EXERCISE GOAL: Render the material again word for word, skipping the pictures in it.

--- start ---

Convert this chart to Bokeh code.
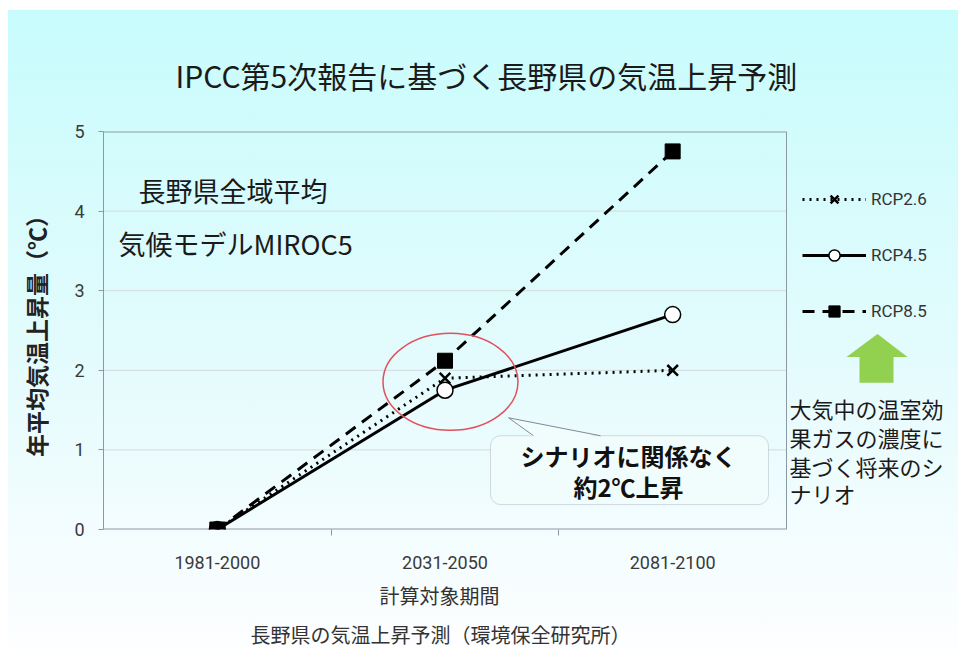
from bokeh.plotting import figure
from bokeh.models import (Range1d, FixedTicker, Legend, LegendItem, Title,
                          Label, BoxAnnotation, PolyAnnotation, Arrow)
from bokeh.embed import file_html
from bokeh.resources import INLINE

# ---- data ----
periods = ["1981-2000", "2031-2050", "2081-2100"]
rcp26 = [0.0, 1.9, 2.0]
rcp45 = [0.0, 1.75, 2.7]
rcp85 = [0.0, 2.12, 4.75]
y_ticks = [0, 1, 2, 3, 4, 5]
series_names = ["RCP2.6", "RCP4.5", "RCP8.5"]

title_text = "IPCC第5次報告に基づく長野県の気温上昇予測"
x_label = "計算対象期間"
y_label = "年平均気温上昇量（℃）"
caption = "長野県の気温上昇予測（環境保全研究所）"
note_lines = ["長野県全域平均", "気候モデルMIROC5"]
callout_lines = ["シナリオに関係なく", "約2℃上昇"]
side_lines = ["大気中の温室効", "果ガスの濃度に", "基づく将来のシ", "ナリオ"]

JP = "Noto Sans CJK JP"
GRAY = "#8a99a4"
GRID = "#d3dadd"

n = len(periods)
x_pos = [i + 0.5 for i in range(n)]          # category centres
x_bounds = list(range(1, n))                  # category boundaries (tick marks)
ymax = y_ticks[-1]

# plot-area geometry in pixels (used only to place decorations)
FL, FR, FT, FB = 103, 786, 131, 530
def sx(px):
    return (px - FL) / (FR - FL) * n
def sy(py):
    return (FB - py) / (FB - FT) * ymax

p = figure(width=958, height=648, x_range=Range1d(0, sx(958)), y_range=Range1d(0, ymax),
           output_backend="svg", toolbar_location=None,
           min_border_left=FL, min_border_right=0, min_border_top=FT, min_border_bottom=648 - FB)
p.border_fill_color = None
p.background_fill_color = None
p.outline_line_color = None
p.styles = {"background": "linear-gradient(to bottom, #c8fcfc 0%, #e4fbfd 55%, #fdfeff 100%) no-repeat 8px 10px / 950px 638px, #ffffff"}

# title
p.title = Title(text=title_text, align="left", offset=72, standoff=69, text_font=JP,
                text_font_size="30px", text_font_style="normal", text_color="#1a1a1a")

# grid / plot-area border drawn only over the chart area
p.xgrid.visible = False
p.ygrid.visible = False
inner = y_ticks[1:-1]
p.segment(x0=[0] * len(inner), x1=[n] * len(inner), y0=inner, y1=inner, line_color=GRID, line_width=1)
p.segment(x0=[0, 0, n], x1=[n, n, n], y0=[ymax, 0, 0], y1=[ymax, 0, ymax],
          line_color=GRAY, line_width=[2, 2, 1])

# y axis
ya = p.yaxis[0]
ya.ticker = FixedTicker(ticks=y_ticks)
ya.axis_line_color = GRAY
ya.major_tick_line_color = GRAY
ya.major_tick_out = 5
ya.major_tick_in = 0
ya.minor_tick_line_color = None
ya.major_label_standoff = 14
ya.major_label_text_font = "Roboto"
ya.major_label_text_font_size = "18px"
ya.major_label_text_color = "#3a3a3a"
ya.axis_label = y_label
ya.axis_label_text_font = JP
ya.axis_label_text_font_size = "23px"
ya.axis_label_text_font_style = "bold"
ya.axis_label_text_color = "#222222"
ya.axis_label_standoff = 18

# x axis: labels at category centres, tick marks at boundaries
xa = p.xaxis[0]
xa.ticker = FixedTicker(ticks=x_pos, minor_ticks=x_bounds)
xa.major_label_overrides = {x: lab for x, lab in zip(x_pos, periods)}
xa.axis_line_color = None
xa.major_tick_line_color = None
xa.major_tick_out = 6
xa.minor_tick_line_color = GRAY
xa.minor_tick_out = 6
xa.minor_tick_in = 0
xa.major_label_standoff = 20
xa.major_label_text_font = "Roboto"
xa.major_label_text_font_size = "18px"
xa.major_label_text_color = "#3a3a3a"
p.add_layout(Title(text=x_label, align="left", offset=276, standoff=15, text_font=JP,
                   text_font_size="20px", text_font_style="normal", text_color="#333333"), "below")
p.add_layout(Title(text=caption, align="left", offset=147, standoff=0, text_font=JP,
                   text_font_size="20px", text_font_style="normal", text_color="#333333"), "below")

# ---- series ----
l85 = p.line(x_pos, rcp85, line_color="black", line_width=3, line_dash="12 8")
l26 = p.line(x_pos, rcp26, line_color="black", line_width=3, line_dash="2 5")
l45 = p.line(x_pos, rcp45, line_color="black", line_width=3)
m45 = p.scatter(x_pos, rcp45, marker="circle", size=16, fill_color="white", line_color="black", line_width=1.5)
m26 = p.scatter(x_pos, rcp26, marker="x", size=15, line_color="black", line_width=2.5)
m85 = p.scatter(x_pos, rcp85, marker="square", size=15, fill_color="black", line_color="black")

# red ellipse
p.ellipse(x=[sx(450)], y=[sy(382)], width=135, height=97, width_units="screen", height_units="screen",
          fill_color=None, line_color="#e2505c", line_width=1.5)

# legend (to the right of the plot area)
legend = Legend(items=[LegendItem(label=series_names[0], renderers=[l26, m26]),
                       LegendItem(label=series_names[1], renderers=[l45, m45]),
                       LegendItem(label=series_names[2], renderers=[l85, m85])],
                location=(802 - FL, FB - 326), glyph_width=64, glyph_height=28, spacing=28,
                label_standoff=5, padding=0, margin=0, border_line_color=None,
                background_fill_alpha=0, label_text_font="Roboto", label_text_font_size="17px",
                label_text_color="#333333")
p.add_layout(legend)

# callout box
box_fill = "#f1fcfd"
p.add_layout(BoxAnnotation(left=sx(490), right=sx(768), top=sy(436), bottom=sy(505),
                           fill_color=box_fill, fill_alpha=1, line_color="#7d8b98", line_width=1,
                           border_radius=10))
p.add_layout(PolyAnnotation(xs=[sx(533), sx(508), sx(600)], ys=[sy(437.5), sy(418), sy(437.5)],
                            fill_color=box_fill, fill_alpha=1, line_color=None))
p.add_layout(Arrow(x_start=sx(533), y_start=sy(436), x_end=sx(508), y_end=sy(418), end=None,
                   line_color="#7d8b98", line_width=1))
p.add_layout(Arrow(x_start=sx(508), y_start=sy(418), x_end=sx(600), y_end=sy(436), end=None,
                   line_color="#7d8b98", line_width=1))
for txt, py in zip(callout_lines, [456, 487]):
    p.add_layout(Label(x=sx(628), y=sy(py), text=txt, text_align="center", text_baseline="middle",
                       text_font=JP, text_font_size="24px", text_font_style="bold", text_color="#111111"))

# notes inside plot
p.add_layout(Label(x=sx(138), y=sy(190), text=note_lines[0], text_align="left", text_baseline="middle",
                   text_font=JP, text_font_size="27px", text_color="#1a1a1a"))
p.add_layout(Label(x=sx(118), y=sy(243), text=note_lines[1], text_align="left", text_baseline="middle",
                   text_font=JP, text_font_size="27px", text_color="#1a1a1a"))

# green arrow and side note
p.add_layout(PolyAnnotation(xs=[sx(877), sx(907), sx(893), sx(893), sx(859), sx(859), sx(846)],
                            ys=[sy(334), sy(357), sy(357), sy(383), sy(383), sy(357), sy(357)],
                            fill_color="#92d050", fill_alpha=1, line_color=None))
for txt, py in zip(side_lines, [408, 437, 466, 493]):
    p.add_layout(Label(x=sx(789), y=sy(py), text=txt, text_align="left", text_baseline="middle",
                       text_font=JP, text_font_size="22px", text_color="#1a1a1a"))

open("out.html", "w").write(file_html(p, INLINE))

--- end ---

ANSWER:
Convert this chart to Bokeh code.
from bokeh.plotting import figure
from bokeh.models import (Range1d, FixedTicker, Legend, LegendItem, Title,
                          Label, BoxAnnotation, PolyAnnotation, Arrow)
from bokeh.embed import file_html
from bokeh.resources import INLINE

# ---- data ----
periods = ["1981-2000", "2031-2050", "2081-2100"]
rcp26 = [0.0, 1.9, 2.0]
rcp45 = [0.0, 1.75, 2.7]
rcp85 = [0.0, 2.12, 4.75]
y_ticks = [0, 1, 2, 3, 4, 5]
series_names = ["RCP2.6", "RCP4.5", "RCP8.5"]

title_text = "IPCC第5次報告に基づく長野県の気温上昇予測"
x_label = "計算対象期間"
y_label = "年平均気温上昇量（℃）"
caption = "長野県の気温上昇予測（環境保全研究所）"
note_lines = ["長野県全域平均", "気候モデルMIROC5"]
callout_lines = ["シナリオに関係なく", "約2℃上昇"]
side_lines = ["大気中の温室効", "果ガスの濃度に", "基づく将来のシ", "ナリオ"]

JP = "Noto Sans CJK JP"
GRAY = "#8a99a4"
GRID = "#d3dadd"

n = len(periods)
x_pos = [i + 0.5 for i in range(n)]          # category centres
x_bounds = list(range(1, n))                  # category boundaries (tick marks)
ymax = y_ticks[-1]

# plot-area geometry in pixels (used only to place decorations)
FL, FR, FT, FB = 103, 786, 131, 530
def sx(px):
    return (px - FL) / (FR - FL) * n
def sy(py):
    return (FB - py) / (FB - FT) * ymax

p = figure(width=958, height=648, x_range=Range1d(0, sx(958)), y_range=Range1d(0, ymax),
           output_backend="svg", toolbar_location=None,
           min_border_left=FL, min_border_right=0, min_border_top=FT, min_border_bottom=648 - FB)
p.border_fill_color = None
p.background_fill_color = None
p.outline_line_color = None
p.styles = {"background": "linear-gradient(to bottom, #c8fcfc 0%, #e4fbfd 55%, #fdfeff 100%) no-repeat 8px 10px / 950px 638px, #ffffff"}

# title
p.title = Title(text=title_text, align="left", offset=72, standoff=69, text_font=JP,
                text_font_size="30px", text_font_style="normal", text_color="#1a1a1a")

# grid / plot-area border drawn only over the chart area
p.xgrid.visible = False
p.ygrid.visible = False
inner = y_ticks[1:-1]
p.segment(x0=[0] * len(inner), x1=[n] * len(inner), y0=inner, y1=inner, line_color=GRID, line_width=1)
p.segment(x0=[0, 0, n], x1=[n, n, n], y0=[ymax, 0, 0], y1=[ymax, 0, ymax],
          line_color=GRAY, line_width=[2, 2, 1])

# y axis
ya = p.yaxis[0]
ya.ticker = FixedTicker(ticks=y_ticks)
ya.axis_line_color = GRAY
ya.major_tick_line_color = GRAY
ya.major_tick_out = 5
ya.major_tick_in = 0
ya.minor_tick_line_color = None
ya.major_label_standoff = 14
ya.major_label_text_font = "Roboto"
ya.major_label_text_font_size = "18px"
ya.major_label_text_color = "#3a3a3a"
ya.axis_label = y_label
ya.axis_label_text_font = JP
ya.axis_label_text_font_size = "23px"
ya.axis_label_text_font_style = "bold"
ya.axis_label_text_color = "#222222"
ya.axis_label_standoff = 18

# x axis: labels at category centres, tick marks at boundaries
xa = p.xaxis[0]
xa.ticker = FixedTicker(ticks=x_pos, minor_ticks=x_bounds)
xa.major_label_overrides = {x: lab for x, lab in zip(x_pos, periods)}
xa.axis_line_color = None
xa.major_tick_line_color = None
xa.major_tick_out = 6
xa.minor_tick_line_color = GRAY
xa.minor_tick_out = 6
xa.minor_tick_in = 0
xa.major_label_standoff = 20
xa.major_label_text_font = "Roboto"
xa.major_label_text_font_size = "18px"
xa.major_label_text_color = "#3a3a3a"
p.add_layout(Title(text=x_label, align="left", offset=276, standoff=15, text_font=JP,
                   text_font_size="20px", text_font_style="normal", text_color="#333333"), "below")
p.add_layout(Title(text=caption, align="left", offset=147, standoff=0, text_font=JP,
                   text_font_size="20px", text_font_style="normal", text_color="#333333"), "below")

# ---- series ----
l85 = p.line(x_pos, rcp85, line_color="black", line_width=3, line_dash="12 8")
l26 = p.line(x_pos, rcp26, line_color="black", line_width=3, line_dash="2 5")
l45 = p.line(x_pos, rcp45, line_color="black", line_width=3)
m45 = p.scatter(x_pos, rcp45, marker="circle", size=16, fill_color="white", line_color="black", line_width=1.5)
m26 = p.scatter(x_pos, rcp26, marker="x", size=15, line_color="black", line_width=2.5)
m85 = p.scatter(x_pos, rcp85, marker="square", size=15, fill_color="black", line_color="black")

# red ellipse
p.ellipse(x=[sx(450)], y=[sy(382)], width=135, height=97, width_units="screen", height_units="screen",
          fill_color=None, line_color="#e2505c", line_width=1.5)

# legend (to the right of the plot area)
legend = Legend(items=[LegendItem(label=series_names[0], renderers=[l26, m26]),
                       LegendItem(label=series_names[1], renderers=[l45, m45]),
                       LegendItem(label=series_names[2], renderers=[l85, m85])],
                location=(802 - FL, FB - 326), glyph_width=64, glyph_height=28, spacing=28,
                label_standoff=5, padding=0, margin=0, border_line_color=None,
                background_fill_alpha=0, label_text_font="Roboto", label_text_font_size="17px",
                label_text_color="#333333")
p.add_layout(legend)

# callout box
box_fill = "#f1fcfd"
p.add_layout(BoxAnnotation(left=sx(490), right=sx(768), top=sy(436), bottom=sy(505),
                           fill_color=box_fill, fill_alpha=1, line_color="#7d8b98", line_width=1,
                           border_radius=10))
p.add_layout(PolyAnnotation(xs=[sx(533), sx(508), sx(600)], ys=[sy(437.5), sy(418), sy(437.5)],
                            fill_color=box_fill, fill_alpha=1, line_color=None))
p.add_layout(Arrow(x_start=sx(533), y_start=sy(436), x_end=sx(508), y_end=sy(418), end=None,
                   line_color="#7d8b98", line_width=1))
p.add_layout(Arrow(x_start=sx(508), y_start=sy(418), x_end=sx(600), y_end=sy(436), end=None,
                   line_color="#7d8b98", line_width=1))
for txt, py in zip(callout_lines, [456, 487]):
    p.add_layout(Label(x=sx(628), y=sy(py), text=txt, text_align="center", text_baseline="middle",
                       text_font=JP, text_font_size="24px", text_font_style="bold", text_color="#111111"))

# notes inside plot
p.add_layout(Label(x=sx(138), y=sy(190), text=note_lines[0], text_align="left", text_baseline="middle",
                   text_font=JP, text_font_size="27px", text_color="#1a1a1a"))
p.add_layout(Label(x=sx(118), y=sy(243), text=note_lines[1], text_align="left", text_baseline="middle",
                   text_font=JP, text_font_size="27px", text_color="#1a1a1a"))

# green arrow and side note
p.add_layout(PolyAnnotation(xs=[sx(877), sx(907), sx(893), sx(893), sx(859), sx(859), sx(846)],
                            ys=[sy(334), sy(357), sy(357), sy(383), sy(383), sy(357), sy(357)],
                            fill_color="#92d050", fill_alpha=1, line_color=None))
for txt, py in zip(side_lines, [408, 437, 466, 493]):
    p.add_layout(Label(x=sx(789), y=sy(py), text=txt, text_align="left", text_baseline="middle",
                       text_font=JP, text_font_size="22px", text_color="#1a1a1a"))

open("out.html", "w").write(file_html(p, INLINE))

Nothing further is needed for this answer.